### Supplied material
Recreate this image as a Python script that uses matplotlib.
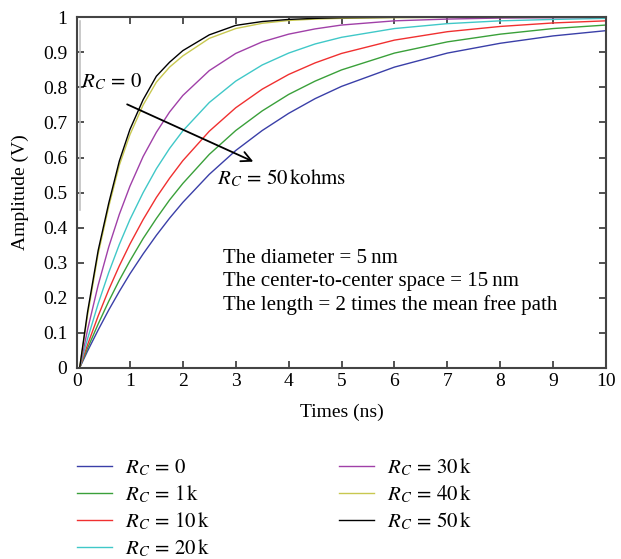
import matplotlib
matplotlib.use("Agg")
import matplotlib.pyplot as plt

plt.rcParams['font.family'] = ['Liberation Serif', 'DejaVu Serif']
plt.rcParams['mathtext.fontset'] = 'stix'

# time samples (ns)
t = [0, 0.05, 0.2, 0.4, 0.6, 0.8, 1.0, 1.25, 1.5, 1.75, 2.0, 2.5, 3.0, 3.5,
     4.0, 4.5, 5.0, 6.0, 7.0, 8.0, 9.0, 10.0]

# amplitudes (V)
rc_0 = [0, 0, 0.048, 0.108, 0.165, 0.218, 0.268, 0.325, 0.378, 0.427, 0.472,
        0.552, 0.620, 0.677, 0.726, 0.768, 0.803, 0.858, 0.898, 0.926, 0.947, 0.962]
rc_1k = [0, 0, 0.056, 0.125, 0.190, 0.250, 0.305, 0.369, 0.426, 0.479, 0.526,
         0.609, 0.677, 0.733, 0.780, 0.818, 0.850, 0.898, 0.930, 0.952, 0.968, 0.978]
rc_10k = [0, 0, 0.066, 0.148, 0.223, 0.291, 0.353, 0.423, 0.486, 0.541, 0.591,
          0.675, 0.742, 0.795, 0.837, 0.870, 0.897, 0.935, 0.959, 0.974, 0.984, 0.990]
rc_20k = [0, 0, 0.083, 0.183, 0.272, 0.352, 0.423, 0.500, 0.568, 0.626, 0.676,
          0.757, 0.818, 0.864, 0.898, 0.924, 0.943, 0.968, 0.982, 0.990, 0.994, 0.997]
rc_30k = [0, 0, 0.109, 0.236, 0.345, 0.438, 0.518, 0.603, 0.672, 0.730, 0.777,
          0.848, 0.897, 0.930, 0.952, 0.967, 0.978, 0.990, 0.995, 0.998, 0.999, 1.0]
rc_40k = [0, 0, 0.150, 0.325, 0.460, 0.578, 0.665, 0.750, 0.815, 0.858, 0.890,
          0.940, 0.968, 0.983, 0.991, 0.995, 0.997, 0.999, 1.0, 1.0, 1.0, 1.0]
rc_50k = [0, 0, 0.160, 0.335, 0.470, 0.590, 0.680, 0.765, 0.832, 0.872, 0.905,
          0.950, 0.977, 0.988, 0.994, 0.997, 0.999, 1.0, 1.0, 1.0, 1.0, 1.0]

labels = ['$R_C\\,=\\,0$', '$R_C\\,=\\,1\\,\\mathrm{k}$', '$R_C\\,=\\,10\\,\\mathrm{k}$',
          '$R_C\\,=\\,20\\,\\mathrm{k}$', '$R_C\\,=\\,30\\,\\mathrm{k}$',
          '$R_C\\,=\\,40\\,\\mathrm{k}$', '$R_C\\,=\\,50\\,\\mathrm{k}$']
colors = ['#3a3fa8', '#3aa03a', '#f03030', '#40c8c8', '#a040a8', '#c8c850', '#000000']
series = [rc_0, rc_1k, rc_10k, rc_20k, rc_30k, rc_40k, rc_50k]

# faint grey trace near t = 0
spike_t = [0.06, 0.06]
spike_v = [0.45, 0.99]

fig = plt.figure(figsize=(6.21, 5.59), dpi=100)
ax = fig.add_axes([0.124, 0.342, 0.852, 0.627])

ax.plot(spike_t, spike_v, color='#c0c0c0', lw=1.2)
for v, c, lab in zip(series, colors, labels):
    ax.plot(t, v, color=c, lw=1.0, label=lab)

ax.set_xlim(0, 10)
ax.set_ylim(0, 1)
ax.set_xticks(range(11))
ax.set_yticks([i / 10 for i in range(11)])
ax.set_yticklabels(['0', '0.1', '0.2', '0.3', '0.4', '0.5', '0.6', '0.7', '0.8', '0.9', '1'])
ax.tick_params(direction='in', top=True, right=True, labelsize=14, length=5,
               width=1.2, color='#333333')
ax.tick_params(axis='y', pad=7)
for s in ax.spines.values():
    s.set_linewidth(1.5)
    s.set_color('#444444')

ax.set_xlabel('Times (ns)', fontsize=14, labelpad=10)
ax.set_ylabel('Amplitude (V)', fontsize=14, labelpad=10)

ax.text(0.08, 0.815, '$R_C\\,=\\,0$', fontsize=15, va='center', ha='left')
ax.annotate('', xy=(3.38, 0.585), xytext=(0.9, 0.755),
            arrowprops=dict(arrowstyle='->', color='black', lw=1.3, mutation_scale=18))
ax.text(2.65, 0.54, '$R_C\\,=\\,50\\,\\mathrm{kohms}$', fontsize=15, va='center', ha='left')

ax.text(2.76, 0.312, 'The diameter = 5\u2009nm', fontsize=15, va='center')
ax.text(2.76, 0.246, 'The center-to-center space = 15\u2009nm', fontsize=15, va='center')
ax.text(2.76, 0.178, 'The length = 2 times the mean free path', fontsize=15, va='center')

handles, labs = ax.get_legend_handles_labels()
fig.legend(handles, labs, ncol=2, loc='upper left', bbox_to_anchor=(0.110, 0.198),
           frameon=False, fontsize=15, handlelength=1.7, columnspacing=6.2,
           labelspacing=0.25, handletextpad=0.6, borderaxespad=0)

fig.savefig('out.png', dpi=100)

### Directive
Repeat the lines above exactly, and keep every picture out.

### Completed exercise
Recreate this image as a Python script that uses matplotlib.
import matplotlib
matplotlib.use("Agg")
import matplotlib.pyplot as plt

plt.rcParams['font.family'] = ['Liberation Serif', 'DejaVu Serif']
plt.rcParams['mathtext.fontset'] = 'stix'

# time samples (ns)
t = [0, 0.05, 0.2, 0.4, 0.6, 0.8, 1.0, 1.25, 1.5, 1.75, 2.0, 2.5, 3.0, 3.5,
     4.0, 4.5, 5.0, 6.0, 7.0, 8.0, 9.0, 10.0]

# amplitudes (V)
rc_0 = [0, 0, 0.048, 0.108, 0.165, 0.218, 0.268, 0.325, 0.378, 0.427, 0.472,
        0.552, 0.620, 0.677, 0.726, 0.768, 0.803, 0.858, 0.898, 0.926, 0.947, 0.962]
rc_1k = [0, 0, 0.056, 0.125, 0.190, 0.250, 0.305, 0.369, 0.426, 0.479, 0.526,
         0.609, 0.677, 0.733, 0.780, 0.818, 0.850, 0.898, 0.930, 0.952, 0.968, 0.978]
rc_10k = [0, 0, 0.066, 0.148, 0.223, 0.291, 0.353, 0.423, 0.486, 0.541, 0.591,
          0.675, 0.742, 0.795, 0.837, 0.870, 0.897, 0.935, 0.959, 0.974, 0.984, 0.990]
rc_20k = [0, 0, 0.083, 0.183, 0.272, 0.352, 0.423, 0.500, 0.568, 0.626, 0.676,
          0.757, 0.818, 0.864, 0.898, 0.924, 0.943, 0.968, 0.982, 0.990, 0.994, 0.997]
rc_30k = [0, 0, 0.109, 0.236, 0.345, 0.438, 0.518, 0.603, 0.672, 0.730, 0.777,
          0.848, 0.897, 0.930, 0.952, 0.967, 0.978, 0.990, 0.995, 0.998, 0.999, 1.0]
rc_40k = [0, 0, 0.150, 0.325, 0.460, 0.578, 0.665, 0.750, 0.815, 0.858, 0.890,
          0.940, 0.968, 0.983, 0.991, 0.995, 0.997, 0.999, 1.0, 1.0, 1.0, 1.0]
rc_50k = [0, 0, 0.160, 0.335, 0.470, 0.590, 0.680, 0.765, 0.832, 0.872, 0.905,
          0.950, 0.977, 0.988, 0.994, 0.997, 0.999, 1.0, 1.0, 1.0, 1.0, 1.0]

labels = ['$R_C\\,=\\,0$', '$R_C\\,=\\,1\\,\\mathrm{k}$', '$R_C\\,=\\,10\\,\\mathrm{k}$',
          '$R_C\\,=\\,20\\,\\mathrm{k}$', '$R_C\\,=\\,30\\,\\mathrm{k}$',
          '$R_C\\,=\\,40\\,\\mathrm{k}$', '$R_C\\,=\\,50\\,\\mathrm{k}$']
colors = ['#3a3fa8', '#3aa03a', '#f03030', '#40c8c8', '#a040a8', '#c8c850', '#000000']
series = [rc_0, rc_1k, rc_10k, rc_20k, rc_30k, rc_40k, rc_50k]

# faint grey trace near t = 0
spike_t = [0.06, 0.06]
spike_v = [0.45, 0.99]

fig = plt.figure(figsize=(6.21, 5.59), dpi=100)
ax = fig.add_axes([0.124, 0.342, 0.852, 0.627])

ax.plot(spike_t, spike_v, color='#c0c0c0', lw=1.2)
for v, c, lab in zip(series, colors, labels):
    ax.plot(t, v, color=c, lw=1.0, label=lab)

ax.set_xlim(0, 10)
ax.set_ylim(0, 1)
ax.set_xticks(range(11))
ax.set_yticks([i / 10 for i in range(11)])
ax.set_yticklabels(['0', '0.1', '0.2', '0.3', '0.4', '0.5', '0.6', '0.7', '0.8', '0.9', '1'])
ax.tick_params(direction='in', top=True, right=True, labelsize=14, length=5,
               width=1.2, color='#333333')
ax.tick_params(axis='y', pad=7)
for s in ax.spines.values():
    s.set_linewidth(1.5)
    s.set_color('#444444')

ax.set_xlabel('Times (ns)', fontsize=14, labelpad=10)
ax.set_ylabel('Amplitude (V)', fontsize=14, labelpad=10)

ax.text(0.08, 0.815, '$R_C\\,=\\,0$', fontsize=15, va='center', ha='left')
ax.annotate('', xy=(3.38, 0.585), xytext=(0.9, 0.755),
            arrowprops=dict(arrowstyle='->', color='black', lw=1.3, mutation_scale=18))
ax.text(2.65, 0.54, '$R_C\\,=\\,50\\,\\mathrm{kohms}$', fontsize=15, va='center', ha='left')

ax.text(2.76, 0.312, 'The diameter = 5\u2009nm', fontsize=15, va='center')
ax.text(2.76, 0.246, 'The center-to-center space = 15\u2009nm', fontsize=15, va='center')
ax.text(2.76, 0.178, 'The length = 2 times the mean free path', fontsize=15, va='center')

handles, labs = ax.get_legend_handles_labels()
fig.legend(handles, labs, ncol=2, loc='upper left', bbox_to_anchor=(0.110, 0.198),
           frameon=False, fontsize=15, handlelength=1.7, columnspacing=6.2,
           labelspacing=0.25, handletextpad=0.6, borderaxespad=0)

fig.savefig('out.png', dpi=100)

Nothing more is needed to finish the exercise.